In a ceremony in the White House East Room, the president draped the large, gold medals around the necks of former CIA Director George J. Tenet, former Iraq administrator L. Paul Bremer and retired Gen. Tommy Franks.

“Today this honor goes to three men who have played pivotal roles in great events, and whose efforts have made our country more secure and advanced the cause of human liberty,” Mr. Bush said.

The president, who has acknowledged few mistakes during the Iraq war in which more than 1,000 American service members have been killed in action, appeared to be sending a message that he stands behind not only the U.S. policy in Iraq, but also the men who implement it.

Mr. Tenet, who resigned from the CIA in July after seven years as the agency’s director, has been criticized for intelligence failures before the September 11 terror attacks.
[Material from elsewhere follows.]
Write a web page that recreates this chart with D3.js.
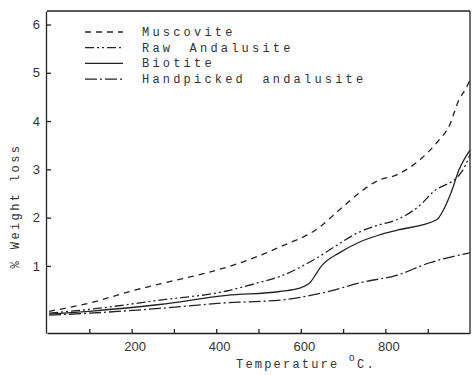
<!DOCTYPE html>
<html>
<head>
<meta charset="utf-8">
<script src="https://cdn.jsdelivr.net/npm/d3@7"></script>
<style>
  body { margin: 0; background: #fff; }
  svg { display: block; }
  .axis path, .axis line { stroke: #222; stroke-width: 1.3; }
  .axis text { font-family: "Liberation Sans", Arial, sans-serif; font-size: 13px; fill: #333; }
  .mono { font-family: "Liberation Mono", "DejaVu Sans Mono", monospace; fill: #333; }
  .curve { fill: none; stroke: #222; stroke-width: 1.3; }
</style>
</head>
<body>
<div id="chart"></div>
<script>
// --- data ---
const seriesNames = ['Muscovite', 'Raw Andalusite', 'Biotite', 'Handpicked andalusite'];

const muscoviteT = [5, 100, 200, 283, 384, 462, 550, 644, 691, 738, 785, 825, 887, 927, 950, 974, 991, 1000];
const muscoviteV = [0.06, 0.23, 0.48, 0.66, 0.87, 1.08, 1.39, 1.80, 2.16, 2.51, 2.78, 2.88, 3.24, 3.61, 3.88, 4.44, 4.69, 4.85];

const rawT = [5, 100, 266, 425, 495, 550, 637, 675, 738, 785, 825, 887, 910, 979, 1000];
const rawV = [0.02, 0.10, 0.29, 0.48, 0.64, 0.78, 1.16, 1.37, 1.70, 1.85, 1.95, 2.30, 2.51, 2.93, 3.30];

const biotiteT = [5, 100, 266, 425, 550, 597, 620, 651, 691, 738, 785, 828, 920, 955, 974, 1000];
const biotiteV = [0.0, 0.06, 0.20, 0.39, 0.47, 0.54, 0.64, 1.02, 1.27, 1.49, 1.64, 1.74, 1.95, 2.51, 2.99, 3.40];

const handT = [5, 100, 266, 415, 560, 651, 745, 828, 903, 1000];
const handV = [-0.02, 0.02, 0.12, 0.23, 0.30, 0.44, 0.66, 0.81, 1.06, 1.27];

const xTickLabels = [200, 400, 600, 800];
const xMinorTicks = [100, 200, 300, 400, 500, 600, 700, 800, 900];
const yTickLabels = [1, 2, 3, 4, 5, 6];

const dashes = ['6,5', '9,3,2,3,2,3', null, '12,3,2,3'];

// --- layout ---
const W = 472, H = 375;
const svg = d3.select('#chart').append('svg').attr('width', W).attr('height', H);

const x = d3.scaleLinear().domain([0, 1000]).range([47, 470]);
const y = d3.scaleLinear().domain([-0.39, 6.28]).range([333, 11]);

const zip = (ts, vs) => ts.map((t, i) => ({ t: t, v: vs[i] }));
const series = [
  zip(muscoviteT, muscoviteV),
  zip(rawT, rawV),
  zip(biotiteT, biotiteV),
  zip(handT, handV)
];

// frame top / right
svg.append('line').attr('class', 'curve')
  .attr('x1', x(0)).attr('x2', x(1000)).attr('y1', y.range()[1]).attr('y2', y.range()[1]);
svg.append('line').attr('class', 'curve')
  .attr('x1', x(1000)).attr('x2', x(1000)).attr('y1', y.range()[1]).attr('y2', y.range()[0]);

// x axis: inner minor ticks + labels
svg.append('g').attr('class', 'axis')
  .attr('transform', `translate(0,${y.range()[0]})`)
  .call(d3.axisTop(x).tickValues(xMinorTicks).tickSizeInner(4).tickSizeOuter(0).tickFormat(''));
svg.append('g').attr('class', 'axis')
  .attr('transform', `translate(0,${y.range()[0]})`)
  .call(d3.axisBottom(x).tickValues(xTickLabels).tickSize(0).tickPadding(9))
  .call(g => g.select('.domain').remove())
  .selectAll('text').attr('dx', 3);

// y axis
svg.append('g').attr('class', 'axis')
  .attr('transform', `translate(${x(0) - 1},0)`)
  .call(d3.axisLeft(y).tickValues(yTickLabels).tickFormat(d3.format('d'))
    .tickSizeInner(-5).tickSizeOuter(0).tickPadding(6));

// curves
const line = d3.line().x(d => x(d.t)).y(d => y(d.v)).curve(d3.curveMonotoneX);
series.forEach((s, i) => {
  svg.append('path').attr('class', 'curve')
    .attr('d', line(s))
    .attr('stroke-dasharray', dashes[i]);
});

// legend
const leg = svg.append('g').attr('transform', 'translate(85,32)');
seriesNames.forEach((name, i) => {
  leg.append('line').attr('class', 'curve')
    .attr('x1', 0).attr('x2', 38).attr('y1', i * 15.7).attr('y2', i * 15.7)
    .attr('stroke-dasharray', dashes[i]);
  leg.append('text').attr('class', 'mono')
    .attr('x', 57).attr('y', i * 15.7 + 4)
    .attr('font-size', 12).attr('letter-spacing', 3.2)
    .attr('word-spacing', 6)
    .text(name);
});

// axis titles
const xt = svg.append('text').attr('class', 'mono')
  .attr('x', 236).attr('y', 368).attr('font-size', 12).attr('letter-spacing', 2.2);
xt.append('tspan').text('Temperature ');
xt.append('tspan').attr('dy', -7).attr('font-size', 10).text('o');
xt.append('tspan').attr('dy', 7).text('C.');

svg.append('text').attr('class', 'mono')
  .attr('transform', 'translate(19,206) rotate(-90)')
  .attr('text-anchor', 'middle')
  .attr('font-size', 12).attr('letter-spacing', 2.4)
  .text('% Weight loss');
</script>
</body>
</html>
It was also Mr. Tenet who told the president before the U.S. invasion of Iraq that it was a “slam-dunk” case for weapons of mass destruction.

But Mr. Bush never explicitly blamed Mr. Tenet for the intelligence lapses, and yesterday effusively praised him for his work.

“Early in his tenure as DCI, George Tenet was one of the first to recognize and address the growing threat to America from radical terrorist networks. Immediately after the attacks of September the 11th, George was ready with a plan to strike back at al Qaeda and to topple the Taliban,” Mr. Bush said.

He joked that a CIA colleague once said that “George has the intellect of a scholar and the demeanor of a longshoreman.”

Mr. Bush also ribbed Gen. Franks, who is from the same small Texas town as first lady Laura Bush.

“At a recent high school reunion, Tommy’s old principal told the general, ‘You weren’t the brightest bulb in the socket,’ to which the general replied, ‘Ain’t this a great country?’”

But Mr. Bush also applauded his longtime friend’s accomplishments in Iraq and Afghanistan, calling Gen. Franks a “liberator.”

“Tommy Franks led the forces that fought and won two wars in the defense of the world’s security, and helped liberate more than 50 million people from two of the worst tyrannies in the world,” he said.

The president also lauded Mr. Bremer, who served as the top civilian U.S. official in postwar Iraq and oversaw the transfer of power to an interim Iraqi government last June.

“Jerry, Iraq is free today, and you helped make it so,” Mr. Bush said, using Mr. Bremer’s nickname. “And a free Iraq will help make generations of Americans more secure.”

Mr. Bremer has taken some blame from administration critics who say the planning for postwar Iraq was inadequate. Adding fuel to that debate, Mr. Bremer suggested this fall that the United States had paid a price in Iraq in the immediate aftermath of major combat operations because it did not have enough troops in place to stop looting.

Some Democrats criticized the awarding of the medals.

“Did George Tenet get the Medal of Freedom for his ‘slam-dunk’ case for war based on weapons of mass destruction that didn’t exist? Did Paul Bremer clinch this honor for speaking out against the administration’s bungled war planning only after he’d left the job?” asked David Wade, a spokesman for Sen. John Kerry, Massachusetts Democrat.

Sen. Carl Levin, Michigan Democrat and the top Democrat on the Armed Services Committee, said he “would have reached a different conclusion” than Mr. Bush on giving the medal to Mr. Tenet. “I don’t think he served the president or the nation well.”